Court: New Jersey Court of Chancery
Jurisdiction: New Jersey
Decision Date: 1886-02
Citations: 41 N.J. Eq. 74
Docket Number: 
Parties: William Childs et al. v. Samuel Jones et al.
Judges: 
Reporter: New Jersey Equity Reports
Volume: 41
Pages: 74–82

Head Matter:
William Childs et al. v. Samuel Jones et al.

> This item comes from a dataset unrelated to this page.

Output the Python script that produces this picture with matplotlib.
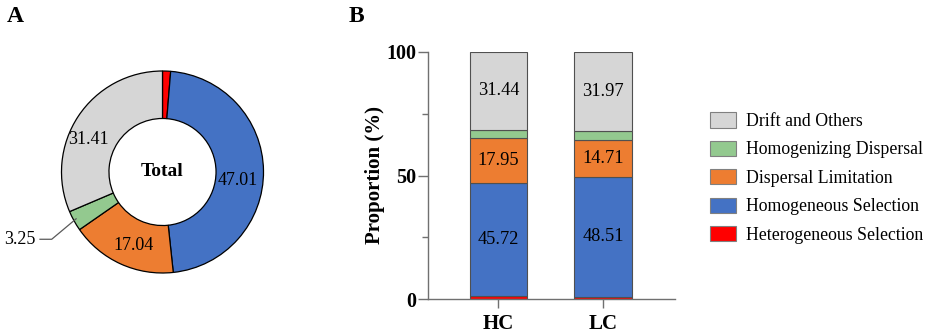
import numpy as np
import matplotlib
matplotlib.use("Agg")
import matplotlib.pyplot as plt

plt.rcParams['font.family'] = ['Liberation Serif', 'DejaVu Serif']

# ---- data ----
categories = ['Heterogeneous Selection', 'Homogeneous Selection', 'Dispersal Limitation',
              'Homogenizing Dispersal', 'Drift and Others']
colors = ['#FF0000', '#4472C4', '#ED7D31', '#93C98F', '#D6D6D6']

total = [1.29, 47.01, 17.04, 3.25, 31.41]
total_labels = ['', '47.01', '17.04', '', '31.41']

groups = ['HC', 'LC']
hetero_sel = [1.30, 1.00]
homo_sel = [45.72, 48.51]
disp_lim = [17.95, 14.71]
homo_disp = [3.59, 3.81]
drift = [31.44, 31.97]
bar_series = [hetero_sel, homo_sel, disp_lim, homo_disp, drift]

W, H = 927, 335
fig = plt.figure(figsize=(W / 100, H / 100), dpi=100)

# ---- A: donut ----
R = 101.0              # outer radius in px
cx, cy = 162.5, 172.0  # centre in px from top-left
half = 1.6
ax1 = fig.add_axes([(cx - half * R) / W, (H - cy - half * R) / H, 2 * half * R / W, 2 * half * R / H])
wedges, _ = ax1.pie(total, colors=colors, startangle=90, counterclock=False, radius=1.0,
                    wedgeprops=dict(width=0.47, edgecolor='black', linewidth=0.9))
ax1.set_xlim(-half, half)
ax1.set_ylim(-half, half)
ax1.set_aspect('equal')
ax1.axis('off')

nudge = [0, -7, 3, 0, 10]
rlab = [0, 0.75, 0.78, 0, 0.80]
for w, lab, dn, rr in zip(wedges, total_labels, nudge, rlab):
    if not lab:
        continue
    ang = np.deg2rad((w.theta1 + w.theta2) / 2 + dn)
    ax1.text(rr * np.cos(ang), rr * np.sin(ang), lab, ha='center', va='center', fontsize=13)

# small slice label with leader line
w = wedges[3]
ang = np.deg2rad((w.theta1 + w.theta2) / 2)
x0, y0 = np.cos(ang), np.sin(ang)
ax1.plot([x0 + 0.02, -1.097, -1.213], [y0 + 0.02, -0.666, -0.666], color='#595959', lw=0.9)
ax1.text(-1.26, -0.666, '3.25', ha='right', va='center', fontsize=13)
ax1.text(0, 0, 'Total', ha='center', va='center', fontsize=14, fontweight='bold')

fig.text(7 / W, 1 - 17 / H, 'A', fontsize=17, fontweight='bold', ha='left', va='center')
fig.text(349 / W, 1 - 17 / H, 'B', fontsize=17, fontweight='bold', ha='left', va='center')

# ---- B: stacked bars ----
left, right = 427.7, 675.0
top, bottom = 51.7, 299.3
ax2 = fig.add_axes([left / W, (H - bottom) / H, (right - left) / W, (bottom - top) / H])
x = np.arange(len(groups))
base = np.zeros(len(groups))
handles = []
for vals, col, name in zip(bar_series, colors, categories):
    b = ax2.bar(x, vals, 0.55, bottom=base, color=col, edgecolor='#505050', linewidth=0.8, label=name)
    handles.append(b)
    if name not in ('Heterogeneous Selection', 'Homogenizing Dispersal'):
        for xi, v, b0 in zip(x, vals, base):
            ax2.text(xi, b0 + v / 2, f'{v:.2f}', ha='center', va='center', fontsize=13.2)
    base = base + np.array(vals)

ax2.set_xlim(-0.676, 1.686)
ax2.set_ylim(0, 100)
ax2.set_xticks(x)
ax2.set_xticklabels(groups, fontsize=15, fontweight='bold')
ax2.set_yticks([0, 50, 100])
ax2.set_yticklabels(['0', '50', '100'], fontsize=14.5, fontweight='bold')
ax2.set_yticks([25, 75], minor=True)
for s in ('top', 'right'):
    ax2.spines[s].set_visible(False)
for s in ('left', 'bottom'):
    ax2.spines[s].set_color('#707070')
    ax2.spines[s].set_linewidth(1.0)
ax2.tick_params(axis='y', which='major', length=7.5, width=1.0, color='#707070', pad=1)
ax2.tick_params(axis='y', which='minor', length=4.5, width=1.0, color='#707070')
ax2.tick_params(axis='x', length=6.5, width=1.0, color='#707070', pad=4)
ax2.set_ylabel('Proportion (%)', fontsize=15, fontweight='bold', labelpad=1)

leg = fig.legend(handles=handles[::-1], labels=categories[::-1], loc='center left',
                 bbox_to_anchor=(710 / W, 1 - 178 / H), frameon=False, fontsize=12.8,
                 handlelength=1.45, handleheight=0.95, handletextpad=0.55,
                 labelspacing=0.6, borderpad=0, borderaxespad=0)
for p in leg.get_patches():
    p.set_edgecolor('#808080')

fig.savefig('out.png', dpi=100)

Complainants bought in, at a foreclosure sale, for their security for debt due them from J., a small farm belonging to him. The debt was money paid by them, at his request, for an encumbrance on the farm, and the purchase-money at the foreclosure sale. Whether J.’s consent to their disposition of it was a prerequisite or not is disputed, and that it was is not established by the testimony. They sold a portion of the farm for what appears to have been a fair price, although against J.’s protest as to the price at the time; but he did not offer to redeem nor produce any one who would give -a better price, nor take any step to stop the sale. — Held, that complainants are not chargeable with anything more for that part of the property which they sold than the net price which they obtained.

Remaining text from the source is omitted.